Virtualisation is becoming a reality

Education and deeper selling are key to surviving the recession, delegates are told at VMworld Europe 2009

Virtualisation giant VMware deployed an army of employees throughout VMworld Europe 2009, primed and ready to promote education and services as a way to fight the recession.

Held at the Palais des Festivals in Cannes from 23 to 26 February, the event offered 150 sessions covering a range of topics from desktop virtualisation to datacentre management.

Partner Day alone attracted 1,500 attendees compared to 1,200 last year. In total more than 4,600 partners and customers were present throughout the week.

Paul Maritz, chief executive of VMware, said it was encouraging to see so many partners at the show in light of the economic downturn. “Despite challenging times, we will be investing,” he said. “This is the year for opportunities and a year where customers need to do more for less. For partners this is a core-value proposition.”

VMware highlighted the fact that services surrounding virtualisation are growing faster than the market itself ­ IDC predicts that virtualisation services will total $9.7bn (£6.9bn) by 2012.

Services expansion

For VMware, that means for every $20,000 it sells in licence sales, partners can generate $225,000 in additional complementary services sold.

Carl Eschenbach, vice president of worldwide field operations at VMware, said: “Expand your services portfolio. Dig deep; we are in a fight this year with the economy and market competition. The next 12 months will see 12 bouts ­ we will gain some bruises and some scars, but together with trust and integrity we will be standing and we will come out of this big fight with the big prize.”

He encouraged partners to close deals by offering more services. “You are an extension of our sales force, but more importantly an extension of our services opportunities.

“The number of partners that registered deals with VMware grew 402 per cent year on year, but the number of these that closed grew by only 325 per cent. It is great you are registering them, but offer those extra services to close them.”

Andy Hunt, vice president of the EMEA partner organisation for VMware, said: “New customers are important and we will be working on ways to touch more business, but we would like to see partners selling deeper into accounts this year.

“We rely on our partners and they rely on us to educate them on the services they need to drive deeper in businesses.”
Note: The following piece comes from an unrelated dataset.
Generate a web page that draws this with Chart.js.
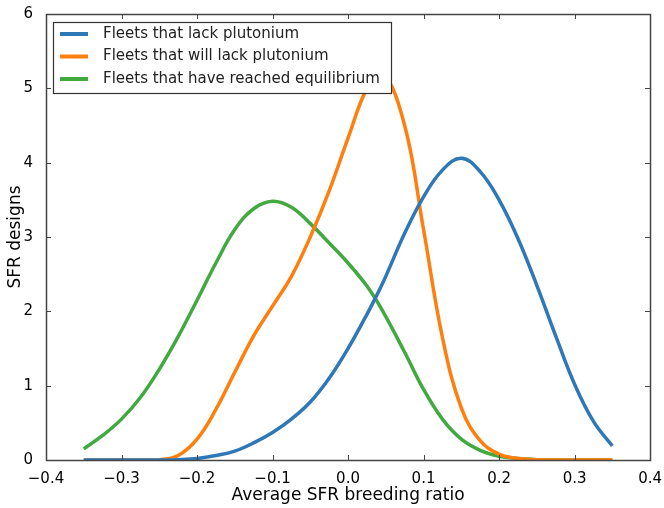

Marc Groetelaars, director for the northern EMEA partner organisation, said 42 per cent of VMware’s business comes from its Advantage Partner Programme.

“We are looking to increase this as we are in a tough market that VMware and its partners jointly serve. Through partner education we would like to see partners closing the deals that they could not before ­ customers want to see the return on investment (RoI) on paper instead of being bored to death with PowerPoint,” he said.

Groetelaars said partners can increase their knowledge of how to demonstrate RoI to a customer through the VMware’s Partner University, announced at VMworld Europe 2009.

Heading for the clouds

Chad Sakac, vice president of VMware technology alliance at EMC ­ which majority owns VMware ­ said the vendor held seven sessions throughout VMworld Europe this year, two of which were repeated due to demand.

“Our priority was VMware’s announcement of working towards the private cloud and we want to make sure we are the first choice for that,” he said.

Platinum sponsor NetApp used the show to announce the extension of its Virtualisation Guarantee Programme to include EMC, IBM, HP and Hitachi Data Systems.

Colin Fisher, regional director of northern EMEA at virtualisation management tools vendor Veeam, backed VMware’s call for partners to sell deeper into accounts.

“Your existing customers are the easiest people to sell to ­ with the stamp of VMware we will be working with our partners to go back and sell additional products.”

Strength in numbers

Eric Pitcher, vice president of technology strategy recovery management at software vendor CA, said VMware is right to draw attention to the need for partners to focus on closing more deals this year.

The vendor recently launched an initiative for its partners to increase margins and encourage deal closures.

“Partners now get 10 per cent margin to start and 47 per cent in total if they close the deal with a CA product instead of a competitor,” he said.

Mel Wilks, virtualisation sales manager at VMware distributor Magirus, said partners attending the show this year were there to learn about generating more turnover and increasing margins.

“It was VMware’s first European VMworld last year and not all partners realised its relevance then. More attended this year as they want to improve in all areas and know if they do not get on board with education and services, they will be left behind,” said Wilks.